Nebraska’s largest state park is located at Fort Robinson, 40 miles northwest of Hemingford. This park serves as a tourist center and vacation headquarters for an average of 354,000 persons each season (April 15 to November 15). Here Nebraska’s most famous military outpost stands almost as it was 90 years ago. The old double veranda brick barracks building now houses a hotel and cafe. The former adobe and brick officers’ quarters have been converted to rental cabins complete with modern housekeeping facilities and appliances. The park also has trailer and camping facilities, live theatre nightly (summer season), swimming pool, concrete tennis courts, horseback riding facilities, and fast-running cold water streams for trout fishing. Buffalo and long-horn cattle roam the pastures of Fort Robinson. Bighorn sheep can also be seen in the area around Fort Robinson. The old post headquarters building was dedicated in 1956 as a State Historical Society museum.
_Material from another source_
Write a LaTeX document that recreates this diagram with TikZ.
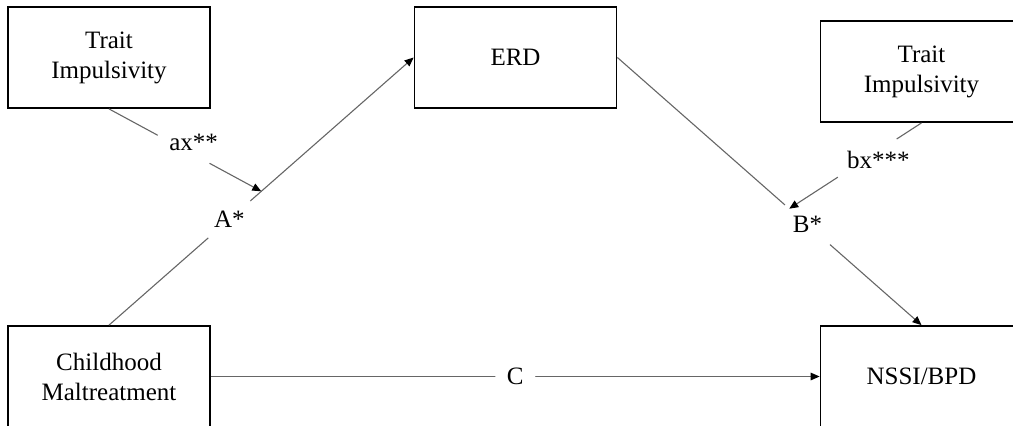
\documentclass[tikz,border=0pt]{standalone}
\usepackage{fontspec}
\setmainfont{Liberation Serif}
\usetikzlibrary{arrows.meta}

\begin{document}
\begin{tikzpicture}[x=0.5pt, y=-0.5pt,
    every node/.style={font=\fontsize{12.5}{15}\selectfont},
    var/.style={draw=black, line width=0.9pt, minimum width=101pt, minimum height=50.5pt, inner sep=0pt, align=center},
    conn/.style={draw=black!60, line width=0.55pt},
    arr/.style={conn, -{Triangle[length=4.5pt, width=3.8pt, color=black]}},
    gap/.style={circle, fill=white, inner sep=0pt}]
  % moderated mediation model
  \useasboundingbox (0,0) rectangle (1013,425);
  \clip (0,0) rectangle (1013,425);

  % variables
  \node[var] (imp1) at (109,57.5) {Trait\\Impulsivity};
  \node[var] (erd) at (515.5,57.5) {ERD};
  \node[var] (imp2) at (921.5,71.5) {Trait\\Impulsivity};
  \node[var] (cm) at (109,376.5) {Childhood\\Maltreatment};
  \node[var] (nssi) at (921.5,376.5) {NSSI/BPD};

  % paths a, b, c
  \draw[arr] (cm.north) -- node[gap, pos=.395, minimum size=28pt] (pa) {A*}
    coordinate[pos=.5] (atip) (erd.west);
  \draw[arr] (erd.east) -- node[gap, pos=.625, minimum size=30pt] (pb) {B*}
    coordinate[pos=.565] (btip) (nssi.north);
  \draw[arr] (cm.east) -- node[gap, pos=.5, minimum size=20pt] (pc) {C} (nssi.west);

  % moderation by impulsivity
  \draw[arr] (imp1.south) -- node[gap, pos=.49, minimum size=29.5pt] (axg) {} (atip);
  \node[xshift=5pt, yshift=3.5pt] (ax) at (axg) {ax**};
  \draw[arr] (imp2.south) -- node[gap, pos=.41, minimum size=35pt] (bxg) {} (btip);
  \node[xshift=5.5pt, yshift=-1pt] (bx) at (bxg) {bx***};
\end{tikzpicture}
\end{document}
This area is also known for its World Class Fossil, a geological find. Many artifacts are on display at the University of Nebraska Trailside Museum at Fort Robinson. Included in the many displays is a Columbian Mammoth skeleton.
A short distance away is the Agate Fossil Beds National Monument, known for its world class Miocene mammal fossils.
Toadstool Park is located two miles west of State Highway 2 about 60 miles north of Hemingford. The rock formations in the park show the result of thousands of years of erosion. The area is a rock hound paradise where hunters find fairburn agate and Nebraska’s gem stone, the blue agate.
The memorable surrender site of Red Cloud, famous Sioux Indian Chief, is located just 75 miles north of Hemingford. Also located in the area, just north of Chadron on the Sioux Indian Reservation, is the famous Wounded Knee Battlefield. Among the many historic sites in the region are Breakneck Hill, the 1875 Treaty Tree, Cody-Yellowhand Battlefield, Camp Sheridan and Spotted Tail Agency, and James Bordeaux’s Restored Fur Trade Post (the Museum of the Fur Trade).